The Employment Appeal Tribunal (EAT) has ruled that, for the purposes of Regulation 13 of the Transfer of Undertakings (Protection of Employment) Regulations 2006 (TUPE), the ‘affected employees’ whose representatives an employer must inform and consult regarding a relevant transfer are those who will or may be transferred, those whose jobs are at risk on account of the proposed transfer and those who have internal job applications pending at the time of the transfer. The definition does not extend to everyone in the workforce who might apply in the future for a vacancy in the part of the undertaking being transferred (Unison v Somerset County Council and Others).
The issue arose because Somerset County Council and Taunton Deane Borough Council decided to transfer the bulk of the work of their Resources Directorates to a new, joint venture company, South West One Ltd., which would be controlled and run by IBM. There had been lengthy and, in the EAT’s view, ‘exemplary’ consultation over a period of two years prior to the transfer and 846 employees were given the choice of either transferring under TUPE to the new company or of being seconded to it but remaining as Council employees.

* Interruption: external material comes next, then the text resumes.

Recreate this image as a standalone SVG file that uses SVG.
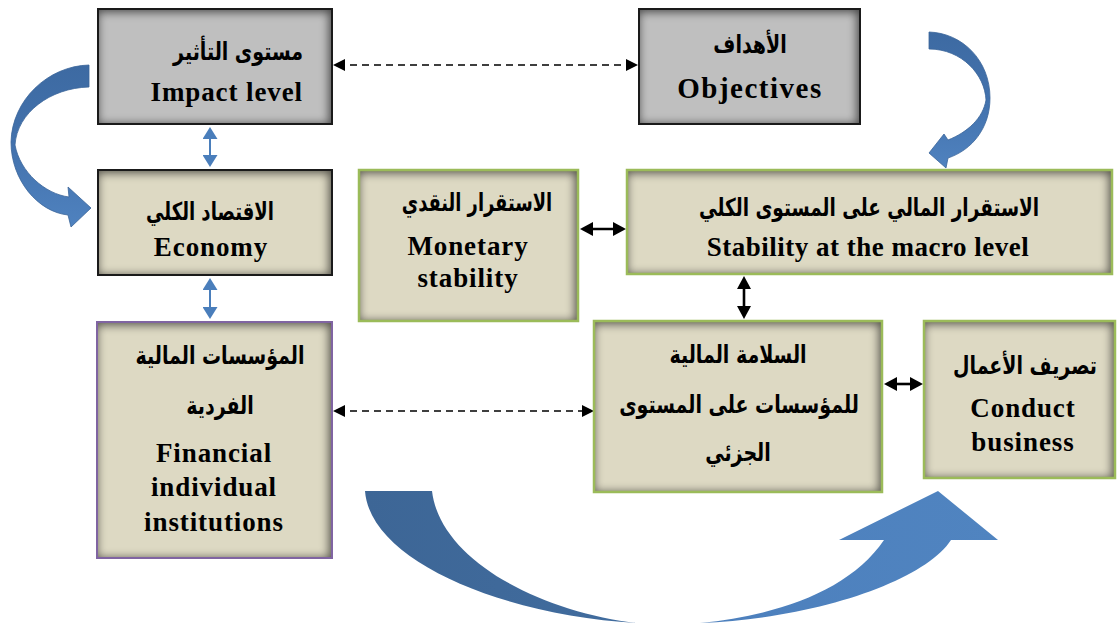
<svg xmlns="http://www.w3.org/2000/svg" width="1118" height="623" viewBox="0 0 1118 623">
  <style>
    .ar { font-family: "DejaVu Sans", "Noto Sans", sans-serif; font-weight: bold; font-size: 19px; fill: #000; text-anchor: middle; }
    .en { font-family: "Liberation Serif", "Times New Roman", serif; font-weight: bold; font-size: 27px; fill: #000; text-anchor: middle; letter-spacing: 0.9px; }
    .gray { fill: #bfbfbf; }
    .beige { fill: #ddd9c3; }
    .edge-black { fill: none; stroke: #1a1a1a; stroke-width: 2; }
    .edge-green { fill: none; stroke: #9bbb59; stroke-width: 2.5; }
    .edge-purple { fill: none; stroke: #8064a2; stroke-width: 2; }
    .dash { stroke: #000; stroke-width: 1.6; stroke-dasharray: 7 5; fill: none; }
    .solid { stroke: #000; stroke-width: 2.6; fill: none; }
    .blue { stroke: #4a7ebb; stroke-width: 2; fill: none; }
    .curl { stroke: #3a6599; stroke-width: 0.8; }
  </style>
  <defs>
    <filter id="inset" x="0" y="0" width="1" height="1" color-interpolation-filters="sRGB">
      <feOffset in="SourceAlpha" dx="-3" dy="3" result="off"/>
      <feGaussianBlur in="off" stdDeviation="5" result="blur"/>
      <feComposite in="SourceAlpha" in2="blur" operator="out" result="rim"/>
      <feFlood flood-color="#000" flood-opacity="0.62"/>
      <feComposite in2="rim" operator="in" result="shadow"/>
      <feMerge><feMergeNode in="SourceGraphic"/><feMergeNode in="shadow"/></feMerge>
    </filter>
    <marker id="headBlack" viewBox="0 0 12 12" markerWidth="12" markerHeight="12" refX="7" refY="6" orient="auto-start-reverse" markerUnits="userSpaceOnUse">
      <path d="M0,0 L12,6 L0,12 Z" fill="#000"/>
    </marker>
    <marker id="headSolid" viewBox="0 0 13 14" markerWidth="13" markerHeight="14" refX="8" refY="7" orient="auto-start-reverse" markerUnits="userSpaceOnUse">
      <path d="M0,0 L13,7 L0,14 Z" fill="#000"/>
    </marker>
    <marker id="headBlue" viewBox="0 0 12 15" markerWidth="12" markerHeight="15" refX="7" refY="7.5" orient="auto-start-reverse" markerUnits="userSpaceOnUse">
      <path d="M0,0 L12,7.5 L0,15 Z" fill="#4a7ebb"/>
    </marker>
    <linearGradient id="bigArrow" gradientUnits="userSpaceOnUse" x1="365" y1="0" x2="1000" y2="0">
      <stop offset="0" stop-color="#3d6696"/>
      <stop offset="0.42" stop-color="#416c9e"/>
      <stop offset="0.55" stop-color="#4d80bd"/>
      <stop offset="1" stop-color="#5084c0"/>
    </linearGradient>
    <linearGradient id="curlFill" x1="0" y1="0" x2="0" y2="1">
      <stop offset="0" stop-color="#3d6aa2"/>
      <stop offset="0.5" stop-color="#4372ad"/>
      <stop offset="1" stop-color="#4f82bf"/>
    </linearGradient>
  </defs>

  <!-- curved block arrows -->
  <g id="flow-arrows">
    <path class="curl" d="M89,65 C48,66 12,100 11,142 C11,180 38,212 68,215 L71,227 L91,208 L68,187 L69,197 C45,194 20,172 15,145 C17,113 50,88 89,87 Z" fill="url(#curlFill)"/>
    <path class="curl" d="M929,32 C962,33 990,60 990,98 C990,128 972,150 948,158 L946,168 L929,153 L944,134 L948,140 C968,132 983,118 986,100 C985,75 962,49 929,49 Z" fill="url(#curlFill)"/>
    <path d="M365,491 L432,491 C440,560 540,612 637,623 C500,615 370,560 365,491 Z M700,623 C780,615 850,590 884,540 L839,540 L938,491 L998,540 L951,540 C925,580 820,618 700,623 Z" fill="url(#bigArrow)"/>
  </g>

  <!-- connectors -->
  <g id="connectors">
    <line class="dash" x1="338" y1="65" x2="633" y2="65" marker-start="url(#headBlack)" marker-end="url(#headBlack)"/>
    <line class="dash" x1="338" y1="411" x2="589" y2="411" marker-start="url(#headBlack)" marker-end="url(#headBlack)"/>
    <line class="blue" x1="210" y1="132" x2="210" y2="162" marker-start="url(#headBlue)" marker-end="url(#headBlue)"/>
    <line class="blue" x1="210" y1="283" x2="210" y2="314" marker-start="url(#headBlue)" marker-end="url(#headBlue)"/>
    <line class="solid" x1="585" y1="229" x2="621" y2="229" marker-start="url(#headSolid)" marker-end="url(#headSolid)"/>
    <line class="solid" x1="744" y1="281" x2="744" y2="314" marker-start="url(#headSolid)" marker-end="url(#headSolid)"/>
    <line class="solid" x1="889" y1="384" x2="918" y2="384" marker-start="url(#headSolid)" marker-end="url(#headSolid)"/>
  </g>

  <g id="impact-level">
    <rect class="gray" x="98" y="9" width="234" height="115" filter="url(#inset)"/>
    <rect class="edge-black" x="98" y="9" width="234" height="115"/>
    <text class="ar" transform="translate(303 60) scale(1 1.3)" style="text-anchor:end">مستوى التأثير</text>
    <text class="en" x="303" y="101" style="text-anchor:end">Impact level</text>
  </g>

  <g id="objectives">
    <rect class="gray" x="639" y="9" width="221" height="115" filter="url(#inset)"/>
    <rect class="edge-black" x="639" y="9" width="221" height="115"/>
    <text class="ar" transform="translate(750 53) scale(1 1.3)">الأهداف</text>
    <text class="en" x="750" y="98" style="font-size:29px;letter-spacing:1.5px">Objectives</text>
  </g>

  <g id="economy">
    <rect class="beige" x="98" y="170" width="234" height="105" filter="url(#inset)"/>
    <rect class="edge-black" x="98" y="170" width="234" height="105"/>
    <text class="ar" transform="translate(210 220) scale(0.95 1.3)">الاقتصاد الكلي</text>
    <text class="en" x="211" y="256">Economy</text>
  </g>

  <g id="monetary-stability">
    <rect class="beige" x="359" y="170" width="219" height="151" filter="url(#inset)"/>
    <rect class="edge-green" x="359" y="170" width="219" height="151"/>
    <text class="ar" transform="translate(477 211) scale(0.94 1.3)">الاستقرار النقدي</text>
    <text class="en" x="468" y="255">Monetary</text>
    <text class="en" x="468" y="287">stability</text>
  </g>

  <g id="macro-stability">
    <rect class="beige" x="627" y="170" width="485" height="104" filter="url(#inset)"/>
    <rect class="edge-green" x="627" y="170" width="485" height="104"/>
    <text class="ar" transform="translate(869 216) scale(0.97 1.3)">الاستقرار المالي على المستوى الكلي</text>
    <text class="en" x="868" y="256" style="letter-spacing:0.5px">Stability at the macro level</text>
  </g>

  <g id="financial-institutions">
    <rect class="beige" x="97" y="322" width="235" height="236" filter="url(#inset)"/>
    <rect class="edge-purple" x="97" y="322" width="235" height="236"/>
    <text class="ar" transform="translate(220 364) scale(1 1.3)">المؤسسات المالية</text>
    <text class="ar" transform="translate(220 414) scale(1 1.3)">الفردية</text>
    <text class="en" x="214" y="462">Financial</text>
    <text class="en" x="214" y="496">individual</text>
    <text class="en" x="214" y="531">institutions</text>
  </g>

  <g id="micro-soundness">
    <rect class="beige" x="594" y="321" width="288" height="171" filter="url(#inset)"/>
    <rect class="edge-green" x="594" y="321" width="288" height="171"/>
    <text class="ar" transform="translate(738 363) scale(1 1.3)">السلامة المالية</text>
    <text class="ar" transform="translate(739 413) scale(1 1.3)">للمؤسسات على المستوى</text>
    <text class="ar" transform="translate(738 461) scale(1 1.3)">الجزئي</text>
  </g>

  <g id="conduct-business">
    <rect class="beige" x="924" y="321" width="191" height="157" filter="url(#inset)"/>
    <rect class="edge-green" x="924" y="321" width="191" height="157"/>
    <text class="ar" transform="translate(1025 374) scale(1 1.3)">تصريف الأعمال</text>
    <text class="en" x="1023" y="417">Conduct</text>
    <text class="en" x="1023" y="451">business</text>
  </g>
</svg>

All but one opted to remain as Council employees. However, aspects of the staffing agreement relating to future recruitment to the new company remained contentious right up until the deadline set for agreement with IBM. Unison was concerned that a policy, whereby jobs that could not be filled from within the new company were then advertised externally at the same time as they were offered to other Council employees not involved in the transfer, could result in the gradual privatisation of the workforce of South West One. In the event, changes were made to the earlier proposal and agreement to this effect was reached, but without full consultation.
Unison claimed that there had been a failure to consult employee representatives in accordance with TUPE Regulation 13. However, the Employment Tribunal (ET) found that the speed of events and the rapidly approaching deadline were special circumstances (TUPE Regulation 13.9) so that it was not reasonably practicable for consultation to take place.
Unison appealed against this decision and lost. The EAT held that the ET was entitled to reach the conclusion that the special circumstances defence had been established.
The EAT then looked at what is meant by affected employees. Firstly, there was no reason to consult with employees who it was agreed had transferred under TUPE as regards the new staffing agreement as their position remained unchanged. Vacancies would first be offered to those employed in the new company. Unison claimed, however, that other Council employees fell under the definition of affected employees and should have been consulted because the staffing agreement reached impacted on their future job prospects.
The EAT could not accept this interpretation as it would lead to the conclusion in many, if not most, cases that every employee of the organisation is potentially an affected employee.